Here are three examples of harm:

-          An arm broken in a car crash caused by a driver’s negligence

-          A reputation injured by the false statements of another

-          An employment terminated maliciously.

What do all three of these harms have in common?  Two things.  First, they are not, in themselves, economic harms.  Second, courts have monetized them. 

The pain and suffering of a broken arm is just that – debilitating, disabling hurt.  The loss of respect and self-esteem that follows an unjustified attack on someone’s reputation injures our dignity and sense of self-worth – it’s just harder to hold your head high when folks are publishing lies about you.  And while the loss of employment income is obviously about money, the affront that occurs when someone is fired not simply without cause, but in a manner that is intended to belittle and scorn can be deeply and enduringly stressful and traumatic.

None of this is about money, though.  It’s about other precious components of our quality of life.

But these harms have all been recognized by the courts as a basis for claiming money damages, when they are caused by a breach of legal rights.   Damages for negligence, damages for defamation, and aggravated and exemplary damages for wrongful dismissal.

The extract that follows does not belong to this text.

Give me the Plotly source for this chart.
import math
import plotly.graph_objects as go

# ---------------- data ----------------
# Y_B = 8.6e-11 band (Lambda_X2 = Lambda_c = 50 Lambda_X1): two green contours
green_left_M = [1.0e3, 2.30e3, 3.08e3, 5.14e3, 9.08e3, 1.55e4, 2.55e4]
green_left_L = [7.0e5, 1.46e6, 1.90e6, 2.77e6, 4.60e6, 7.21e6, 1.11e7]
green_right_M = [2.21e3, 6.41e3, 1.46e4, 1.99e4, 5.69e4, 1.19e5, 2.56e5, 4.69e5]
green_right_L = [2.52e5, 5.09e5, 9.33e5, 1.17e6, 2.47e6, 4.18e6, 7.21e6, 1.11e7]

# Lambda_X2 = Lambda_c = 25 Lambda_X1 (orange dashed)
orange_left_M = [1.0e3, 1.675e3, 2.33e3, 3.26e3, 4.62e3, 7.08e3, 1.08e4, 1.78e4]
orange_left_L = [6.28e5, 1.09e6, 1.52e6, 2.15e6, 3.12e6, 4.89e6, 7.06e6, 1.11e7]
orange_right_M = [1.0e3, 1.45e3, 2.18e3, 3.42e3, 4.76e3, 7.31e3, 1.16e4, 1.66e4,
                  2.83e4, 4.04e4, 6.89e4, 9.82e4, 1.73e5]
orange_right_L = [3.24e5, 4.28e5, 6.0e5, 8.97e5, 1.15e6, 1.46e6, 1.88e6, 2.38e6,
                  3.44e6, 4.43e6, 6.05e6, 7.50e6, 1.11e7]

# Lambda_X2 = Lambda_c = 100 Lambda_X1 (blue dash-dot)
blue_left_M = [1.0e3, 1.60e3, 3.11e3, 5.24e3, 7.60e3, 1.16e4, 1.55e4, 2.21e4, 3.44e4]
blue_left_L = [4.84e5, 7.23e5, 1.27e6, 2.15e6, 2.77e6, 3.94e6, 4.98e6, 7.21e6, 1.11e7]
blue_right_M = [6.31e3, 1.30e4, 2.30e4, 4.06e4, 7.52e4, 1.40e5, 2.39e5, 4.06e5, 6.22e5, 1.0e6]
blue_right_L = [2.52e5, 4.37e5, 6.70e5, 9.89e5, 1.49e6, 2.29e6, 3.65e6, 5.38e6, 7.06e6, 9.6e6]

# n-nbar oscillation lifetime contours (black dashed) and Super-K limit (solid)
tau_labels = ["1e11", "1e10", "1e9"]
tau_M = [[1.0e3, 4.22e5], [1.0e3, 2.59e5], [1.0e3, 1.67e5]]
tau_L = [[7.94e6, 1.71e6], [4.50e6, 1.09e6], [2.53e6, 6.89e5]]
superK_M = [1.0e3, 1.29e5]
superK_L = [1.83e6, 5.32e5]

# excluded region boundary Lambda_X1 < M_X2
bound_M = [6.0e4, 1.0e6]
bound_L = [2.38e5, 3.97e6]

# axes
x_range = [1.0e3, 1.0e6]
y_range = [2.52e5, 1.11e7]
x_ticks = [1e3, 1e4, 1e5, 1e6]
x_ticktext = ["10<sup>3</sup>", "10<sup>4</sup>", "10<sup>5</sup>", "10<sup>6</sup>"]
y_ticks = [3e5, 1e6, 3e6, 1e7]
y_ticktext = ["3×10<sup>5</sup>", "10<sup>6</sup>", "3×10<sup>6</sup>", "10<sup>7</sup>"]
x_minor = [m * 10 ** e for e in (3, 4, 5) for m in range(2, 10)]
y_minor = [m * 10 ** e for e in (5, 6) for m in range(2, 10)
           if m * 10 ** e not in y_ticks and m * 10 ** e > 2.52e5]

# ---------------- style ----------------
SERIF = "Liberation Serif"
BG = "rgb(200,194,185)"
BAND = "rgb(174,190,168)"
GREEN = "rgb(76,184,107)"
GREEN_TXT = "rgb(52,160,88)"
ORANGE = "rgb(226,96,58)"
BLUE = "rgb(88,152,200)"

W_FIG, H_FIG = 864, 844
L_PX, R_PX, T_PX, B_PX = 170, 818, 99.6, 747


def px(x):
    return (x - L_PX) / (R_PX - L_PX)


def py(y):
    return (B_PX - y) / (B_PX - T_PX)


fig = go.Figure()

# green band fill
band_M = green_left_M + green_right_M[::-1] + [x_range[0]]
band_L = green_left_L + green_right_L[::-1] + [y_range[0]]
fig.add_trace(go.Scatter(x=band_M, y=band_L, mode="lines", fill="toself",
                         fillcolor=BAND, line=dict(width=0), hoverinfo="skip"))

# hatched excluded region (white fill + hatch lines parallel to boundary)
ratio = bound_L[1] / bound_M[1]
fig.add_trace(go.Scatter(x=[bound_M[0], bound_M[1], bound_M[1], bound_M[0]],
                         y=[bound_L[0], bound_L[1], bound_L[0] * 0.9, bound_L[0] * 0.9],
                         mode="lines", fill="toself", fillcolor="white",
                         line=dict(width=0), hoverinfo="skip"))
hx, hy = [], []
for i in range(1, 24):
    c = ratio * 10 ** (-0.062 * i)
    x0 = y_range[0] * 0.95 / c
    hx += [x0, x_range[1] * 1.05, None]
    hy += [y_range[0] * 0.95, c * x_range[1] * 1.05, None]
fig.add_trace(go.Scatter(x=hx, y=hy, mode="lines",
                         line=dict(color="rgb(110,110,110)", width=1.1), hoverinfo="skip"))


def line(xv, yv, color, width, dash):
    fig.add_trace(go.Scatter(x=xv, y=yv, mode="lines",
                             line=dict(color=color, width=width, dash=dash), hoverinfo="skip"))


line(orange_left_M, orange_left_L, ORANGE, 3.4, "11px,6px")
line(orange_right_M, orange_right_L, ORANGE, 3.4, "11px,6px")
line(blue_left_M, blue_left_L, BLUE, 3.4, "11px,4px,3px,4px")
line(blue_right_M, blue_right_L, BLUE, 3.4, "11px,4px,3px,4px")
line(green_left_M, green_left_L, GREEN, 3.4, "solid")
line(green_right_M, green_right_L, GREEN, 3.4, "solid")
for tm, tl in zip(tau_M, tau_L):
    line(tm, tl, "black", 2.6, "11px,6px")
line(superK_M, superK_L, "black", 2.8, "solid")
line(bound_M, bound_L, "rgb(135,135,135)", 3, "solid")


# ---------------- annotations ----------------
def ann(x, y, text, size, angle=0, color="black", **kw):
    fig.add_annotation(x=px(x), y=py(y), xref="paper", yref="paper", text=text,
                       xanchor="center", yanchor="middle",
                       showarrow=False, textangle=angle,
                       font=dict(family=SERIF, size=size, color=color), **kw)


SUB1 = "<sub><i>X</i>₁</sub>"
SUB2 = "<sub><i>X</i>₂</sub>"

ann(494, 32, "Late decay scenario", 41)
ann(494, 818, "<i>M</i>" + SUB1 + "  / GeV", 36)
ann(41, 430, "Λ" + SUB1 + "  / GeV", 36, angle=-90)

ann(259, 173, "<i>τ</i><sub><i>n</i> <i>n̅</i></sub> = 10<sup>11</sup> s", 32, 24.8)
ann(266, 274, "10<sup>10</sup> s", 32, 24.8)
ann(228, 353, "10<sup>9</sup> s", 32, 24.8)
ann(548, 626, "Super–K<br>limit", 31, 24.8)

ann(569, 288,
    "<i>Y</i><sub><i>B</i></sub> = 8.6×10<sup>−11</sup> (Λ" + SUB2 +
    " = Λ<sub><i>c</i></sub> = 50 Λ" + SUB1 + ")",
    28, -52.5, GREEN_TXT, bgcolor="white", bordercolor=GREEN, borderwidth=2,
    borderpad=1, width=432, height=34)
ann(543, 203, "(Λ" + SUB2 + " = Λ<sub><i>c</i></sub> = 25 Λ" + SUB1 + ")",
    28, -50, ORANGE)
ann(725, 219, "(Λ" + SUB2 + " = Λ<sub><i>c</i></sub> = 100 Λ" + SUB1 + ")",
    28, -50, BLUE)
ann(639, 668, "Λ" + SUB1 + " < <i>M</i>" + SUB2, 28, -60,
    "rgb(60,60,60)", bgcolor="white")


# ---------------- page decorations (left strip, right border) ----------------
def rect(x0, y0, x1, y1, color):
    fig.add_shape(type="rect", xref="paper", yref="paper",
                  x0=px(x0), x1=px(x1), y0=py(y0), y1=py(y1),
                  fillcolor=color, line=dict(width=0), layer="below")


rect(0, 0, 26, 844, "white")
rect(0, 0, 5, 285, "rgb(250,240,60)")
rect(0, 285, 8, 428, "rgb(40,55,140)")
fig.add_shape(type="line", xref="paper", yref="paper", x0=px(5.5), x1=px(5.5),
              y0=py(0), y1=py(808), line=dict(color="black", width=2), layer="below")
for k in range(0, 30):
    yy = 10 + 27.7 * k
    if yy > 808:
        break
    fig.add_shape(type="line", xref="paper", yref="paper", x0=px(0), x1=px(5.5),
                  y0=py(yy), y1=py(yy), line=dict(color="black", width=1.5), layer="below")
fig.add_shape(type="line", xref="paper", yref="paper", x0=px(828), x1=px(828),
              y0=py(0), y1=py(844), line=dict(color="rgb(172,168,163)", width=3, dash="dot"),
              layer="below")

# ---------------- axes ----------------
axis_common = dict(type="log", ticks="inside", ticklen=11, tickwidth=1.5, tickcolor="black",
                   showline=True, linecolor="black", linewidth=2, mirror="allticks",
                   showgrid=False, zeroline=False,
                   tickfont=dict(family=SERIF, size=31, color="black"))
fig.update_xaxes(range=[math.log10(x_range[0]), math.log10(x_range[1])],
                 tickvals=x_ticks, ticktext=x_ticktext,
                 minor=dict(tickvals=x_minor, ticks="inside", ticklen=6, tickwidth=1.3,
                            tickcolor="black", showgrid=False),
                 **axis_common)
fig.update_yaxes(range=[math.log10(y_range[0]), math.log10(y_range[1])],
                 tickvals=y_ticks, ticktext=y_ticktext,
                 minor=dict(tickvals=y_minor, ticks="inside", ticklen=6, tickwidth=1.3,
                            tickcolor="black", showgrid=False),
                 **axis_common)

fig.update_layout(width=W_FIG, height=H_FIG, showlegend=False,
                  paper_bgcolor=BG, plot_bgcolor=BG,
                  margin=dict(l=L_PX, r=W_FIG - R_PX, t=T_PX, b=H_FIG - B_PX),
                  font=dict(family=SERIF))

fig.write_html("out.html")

I have chosen these examples deliberately because they all come from what lawyers call the common law – that is, the law made by judges.  The right to compensation for physical pain and suffering or injury to reputation, and the right to additional aggravated or exemplary damages in certain cases were not established by legislatures, or governments. They were created by courts. 

I agree with Michael Sandel when we calls us to broaden the terms of our public discourse and grapple more explicitly with competing notions of the good life. I also agree with Justice McEwan that some things cannot (or ought not to) be for sale.  But let’s be careful when we dress the courts and the law in that high-minded notion.  Because one thing the courts have done for hundreds of years is to apply and extend the values of the marketplace into the law.

Oddly enough, I’m not saying this just to hint at a latent hypocrisy in the reasoning of Justice McEwan, although his complaint about the government “selling justice” by imposing court fees is a bit hard to take, given what courts do everyday in putting a dollar figure on anguish.  I actually think it would be interesting to challenge the notion that money is the best – or even an appropriate - form of solace for the harms I have described.  Courts themselves acknowledge that money does not fully repair the hurt of non-economic harms.  But damages for these harms are awarded because… well, just because a poor substitute is better than nothing.

Of course, lawyers have a direct interest in ensuring that this practice continues, because their fees are paid from damage awards.  But although I admit I have never exhaustively researched the point, I have never seen any empirical research into how and in what way money for these kinds of harms actually makes anyone or anything any better.  This is a heretical notion to be sure, in particular given (for example)  the enormity of the on-going project of compensating Indian residential school survivors for their continuing pain and dislocation.  Psychological and economic research tells us that, above a certain threshold, more money does not buy happiness. Perhaps pain and suffering should not be for sale?  What if we were to start thinking more seriously about other forms of redress for non-economic harms?  Where should money’s writ not run?